Each arrival pressed through the mob under the disinterested gaze of young Israel Defense Forces soldiers. The border soldiers always looked bored to me, whether here on the bridge, on the smooth tiles of Ben Gurion airport, or at the West Bank checkpoints. Barghouti noticed this, too. When he passed through here, he looked at the face of one of these soldiers. For a moment he seemed a mere employee, Barghouti wrote. At least his gun is very shiny. His gun is my personal history. It is the history of my estrangement. His gun took from us the land of the poem and left us with the poem of the land.
I merged into the current of bodies and pushed my way to a counter where I showed my passport to an Israeli soldier in exchange for tags for my backpack. Then I squeezed out of the queue and toward a conveyor belt that swept my bag somewhere inside the building. Finally, I joined three successive lines in front of three different glass booths to show my documents to three different officials. The last, a woman of about twenty years, asked me where I planned on staying and what I planned on doing. She interrupted me when I started to list the Palestinian writers I wanted to meet. Dont say Palestine, she said. This is Israel. Stop saying Palestine.
In the summer of 2014, Israel launched Operation Protective Edge against militants in the Gaza Strip. During a brief lull in the bombing, a series of four photos emerged of a young Gazan girl sifting through the wreckage of a destroyed building. The girl, around ten years old, wore a green dress and pink leggings, her long hair tied back in a neat ponytail. In the photos, she pulls books from beneath shattered concrete and cinderblocks and stacks them in her arms. The books are tattered and filthy, their covers dangling from their bindings. But in the last photograph, the girl walks away, smiling.

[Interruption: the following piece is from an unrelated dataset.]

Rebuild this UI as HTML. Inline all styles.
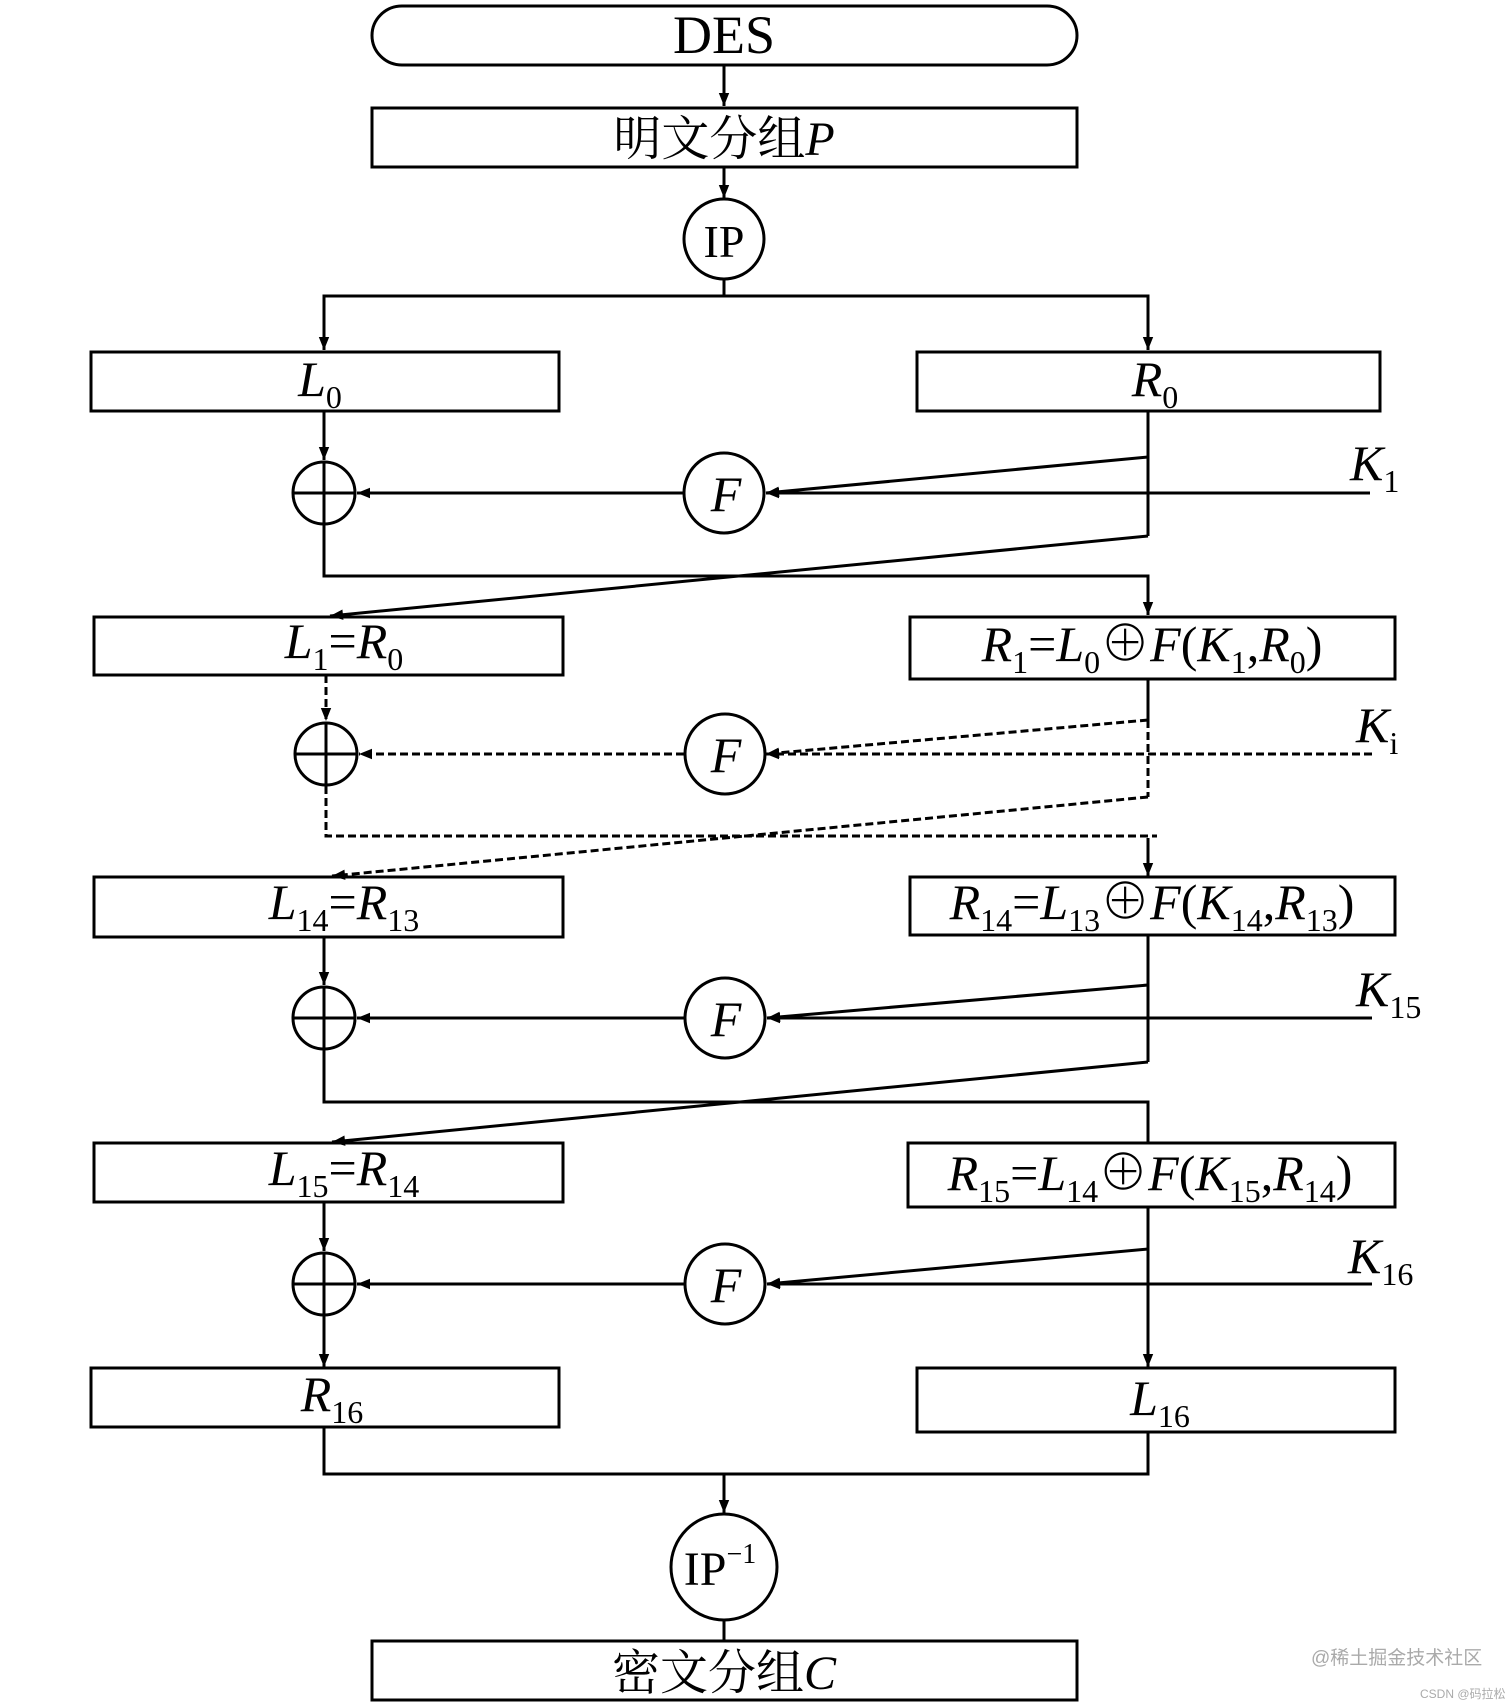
<!DOCTYPE html>
<html><head><meta charset="utf-8"><style>
html,body{margin:0;padding:0;background:#fff;}
svg{display:block;}
text{font-family:"Liberation Serif","Noto Serif CJK SC",serif;fill:#000;}
.it{font-style:italic;}
</style></head><body>
<svg width="1512" height="1706" viewBox="0 0 1512 1706" xmlns="http://www.w3.org/2000/svg">
<defs>
<marker id="b" viewBox="0 0 10 10" refX="10" refY="5" markerWidth="22" markerHeight="13" markerUnits="userSpaceOnUse" orient="auto"><path d="M0,1 L10,5 L0,9 Z" fill="#000"/></marker>
</defs>
<g stroke="#000" stroke-width="3" fill="none">
<rect x="372" y="6" width="705" height="59" rx="30" ry="30"/>
<line x1="724" y1="65" x2="724" y2="106" marker-end="url(#b)"/>
<rect x="372" y="108" width="705" height="59"/>
<line x1="724" y1="167" x2="724" y2="198" marker-end="url(#b)"/>
<circle cx="724" cy="239" r="40"/>
<polyline points="724,279 724,296"/>
<polyline points="324,350 324,296 1148,296 1148,350" />
<line x1="324" y1="300" x2="324" y2="350" marker-end="url(#b)"/>
<line x1="1148" y1="300" x2="1148" y2="350" marker-end="url(#b)"/>
<rect x="91" y="352" width="468" height="59"/>
<rect x="917" y="352" width="463" height="59"/>
<line x1="324" y1="411" x2="324" y2="460" marker-end="url(#b)"/>
<circle cx="324" cy="493" r="31"/>
<line x1="293" y1="493" x2="355" y2="493"/><line x1="324" y1="462" x2="324" y2="524"/>
<line x1="684" y1="493" x2="357" y2="493" marker-end="url(#b)"/>
<circle cx="724" cy="493" r="40"/>
<line x1="1370" y1="493" x2="766" y2="493" marker-end="url(#b)"/>
<polyline points="1148,411 1148,536"/>
<line x1="1148" y1="457" x2="766" y2="493" marker-end="url(#b)"/>
<line x1="1148" y1="536" x2="330" y2="616" marker-end="url(#b)"/>
<polyline points="324,524 324,576 1148,576 1148,614"/>
<line x1="1148" y1="580" x2="1148" y2="615" marker-end="url(#b)"/>
<rect x="94" y="617" width="469" height="58"/>
<rect x="910" y="617" width="485" height="62"/>
<g stroke-dasharray="8,4">
<line x1="326" y1="675" x2="326" y2="721" marker-end="url(#b)"/>
<line x1="684" y1="754" x2="359" y2="754" marker-end="url(#b)"/>
<line x1="1372" y1="754" x2="766" y2="754" marker-end="url(#b)"/>
<line x1="1148" y1="720" x2="766" y2="754" marker-end="url(#b)"/>
<polyline points="1148,720 1148,797"/>
<line x1="1148" y1="797" x2="332" y2="876" marker-end="url(#b)"/>
<polyline points="326,786 326,836 1157,836"/>
</g>
<line x1="1148" y1="679" x2="1148" y2="720"/>
<circle cx="326" cy="754" r="31"/>
<line x1="295" y1="754" x2="357" y2="754"/><line x1="326" y1="723" x2="326" y2="785"/>
<circle cx="725" cy="754" r="40"/>
<line x1="1148" y1="838" x2="1148" y2="876" marker-end="url(#b)"/>
<rect x="94" y="877" width="469" height="60"/>
<rect x="910" y="877" width="485" height="58"/>
<line x1="324" y1="937" x2="324" y2="985" marker-end="url(#b)"/>
<circle cx="324" cy="1018" r="31"/>
<line x1="293" y1="1018" x2="355" y2="1018"/><line x1="324" y1="987" x2="324" y2="1049"/>
<line x1="684" y1="1018" x2="357" y2="1018" marker-end="url(#b)"/>
<circle cx="725" cy="1018" r="40"/>
<line x1="1372" y1="1018" x2="767" y2="1018" marker-end="url(#b)"/>
<polyline points="1148,935 1148,1062"/>
<line x1="1148" y1="985" x2="767" y2="1018" marker-end="url(#b)"/>
<line x1="1148" y1="1062" x2="332" y2="1142" marker-end="url(#b)"/>
<polyline points="324,1049 324,1102 1148,1102 1148,1142"/>
<rect x="94" y="1143" width="469" height="59"/>
<rect x="908" y="1143" width="487" height="64"/>
<line x1="324" y1="1202" x2="324" y2="1251" marker-end="url(#b)"/>
<circle cx="324" cy="1284" r="31"/>
<line x1="293" y1="1284" x2="355" y2="1284"/><line x1="324" y1="1253" x2="324" y2="1315"/>
<line x1="684" y1="1284" x2="357" y2="1284" marker-end="url(#b)"/>
<circle cx="725" cy="1284" r="40"/>
<line x1="1372" y1="1284" x2="767" y2="1284" marker-end="url(#b)"/>
<line x1="1148" y1="1207" x2="1148" y2="1367" marker-end="url(#b)"/>
<line x1="1148" y1="1249" x2="767" y2="1284" marker-end="url(#b)"/>
<line x1="324" y1="1315" x2="324" y2="1367" marker-end="url(#b)"/>
<rect x="91" y="1368" width="468" height="59"/>
<rect x="917" y="1368" width="478" height="64"/>
<polyline points="324,1427 324,1474 1148,1474 1148,1432"/>
<line x1="724" y1="1474" x2="724" y2="1513" marker-end="url(#b)"/>
<circle cx="724" cy="1567" r="53"/>
<line x1="724" y1="1620" x2="724" y2="1641"/>
<rect x="372" y="1641" width="705" height="59"/>
</g>
<g font-size="50" text-anchor="middle">
<text x="724" y="53" font-size="54">DES</text>
<text x="724" y="155" font-size="48">明文分组<tspan class="it">P</tspan></text>
<text x="724" y="257" font-size="46">IP</text>
<text x="320" y="396" class="it">L<tspan font-style="normal" font-size="32" dy="12">0</tspan></text>
<text x="1155" y="396" class="it">R<tspan font-style="normal" font-size="32" dy="12">0</tspan></text>
<text x="726" y="511" class="it">F</text>
<text x="726" y="772" class="it">F</text>
<text x="726" y="1036" class="it">F</text>
<text x="726" y="1302" class="it">F</text>
<text x="344" y="658" class="it">L<tspan font-style="normal" font-size="32" dy="12">1</tspan><tspan font-style="normal" dy="-12">=</tspan>R<tspan font-style="normal" font-size="32" dy="12">0</tspan></text>
<text x="1152" y="661" class="it">R<tspan font-style="normal" font-size="32" dy="12">1</tspan><tspan font-style="normal" dy="-12">=</tspan>L<tspan font-style="normal" font-size="32" dy="12">0</tspan><tspan font-style="normal" dy="-12">⊕</tspan>F<tspan font-style="normal">(</tspan>K<tspan font-style="normal" font-size="32" dy="12">1</tspan><tspan font-style="normal" dy="-12">,</tspan>R<tspan font-style="normal" font-size="32" dy="12">0</tspan><tspan font-style="normal" dy="-12">)</tspan></text>
<text x="344" y="919" class="it">L<tspan font-style="normal" font-size="32" dy="12">14</tspan><tspan font-style="normal" dy="-12">=</tspan>R<tspan font-style="normal" font-size="32" dy="12">13</tspan></text>
<text x="1152" y="919" class="it">R<tspan font-style="normal" font-size="32" dy="12">14</tspan><tspan font-style="normal" dy="-12">=</tspan>L<tspan font-style="normal" font-size="32" dy="12">13</tspan><tspan font-style="normal" dy="-12">⊕</tspan>F<tspan font-style="normal">(</tspan>K<tspan font-style="normal" font-size="32" dy="12">14</tspan><tspan font-style="normal" dy="-12">,</tspan>R<tspan font-style="normal" font-size="32" dy="12">13</tspan><tspan font-style="normal" dy="-12">)</tspan></text>
<text x="344" y="1185" class="it">L<tspan font-style="normal" font-size="32" dy="12">15</tspan><tspan font-style="normal" dy="-12">=</tspan>R<tspan font-style="normal" font-size="32" dy="12">14</tspan></text>
<text x="1150" y="1190" class="it">R<tspan font-style="normal" font-size="32" dy="12">15</tspan><tspan font-style="normal" dy="-12">=</tspan>L<tspan font-style="normal" font-size="32" dy="12">14</tspan><tspan font-style="normal" dy="-12">⊕</tspan>F<tspan font-style="normal">(</tspan>K<tspan font-style="normal" font-size="32" dy="12">15</tspan><tspan font-style="normal" dy="-12">,</tspan>R<tspan font-style="normal" font-size="32" dy="12">14</tspan><tspan font-style="normal" dy="-12">)</tspan></text>
<text x="332" y="1411" class="it">R<tspan font-style="normal" font-size="32" dy="12">16</tspan></text>
<text x="1160" y="1415" class="it">L<tspan font-style="normal" font-size="32" dy="12">16</tspan></text>
<text x="720" y="1585" font-size="48">IP<tspan font-size="28" dy="-22">−1</tspan></text>
<text x="724" y="1689" font-size="48">密文分组<tspan class="it">C</tspan></text>
</g>
<g font-size="50" class="it">
<text x="1350" y="480">K<tspan font-style="normal" font-size="32" dy="12">1</tspan></text>
<text x="1356" y="742">K<tspan font-style="normal" font-size="32" dy="12">i</tspan></text>
<text x="1356" y="1006">K<tspan font-style="normal" font-size="32" dy="12">15</tspan></text>
<text x="1348" y="1273">K<tspan font-style="normal" font-size="32" dy="12">16</tspan></text>
</g>
<text x="1311" y="1664" font-size="19" style="fill:#aaa;font-family:'Liberation Sans','Noto Sans CJK SC',sans-serif">@稀土掘金技术社区</text>
<text x="1420" y="1698" font-size="12" style="fill:#aaa;font-family:'Liberation Sans','Noto Sans CJK SC',sans-serif">CSDN @码拉松</text>
</svg>
</body></html>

Few images from Gaza had as profound an effect on me as these four photos of this girl. Id seen countless photos from the war. Most portrayed Palestine as a place of pain and ugliness. But the girl in Gaza was beautiful in the way all children are beautiful, and more beautiful still for the unexpected flash of her green dress against the grey rubble. Her broken books reminded me, too, that nothing possesses more beauty or more humanity than a story. To weave the snarled strands of a life, either real or imagined, into literature is a form of blessed alchemy. Twists of plot and turns of phrase mirror the messy details of human existence. We are nothing more or less than the stories we tell. But the only story most outsiders ever hear about Palestine is a thin volume of enduring conflict. The character of the Palestinian is either a furious militant throwing stones with a keffiyeh wrapped around his face, or an old woman in hijab wailing in front of her destroyed home. This single narrative of anger and deprivation holds the Palestinians hostage, and little artistry is to be found in such a plot.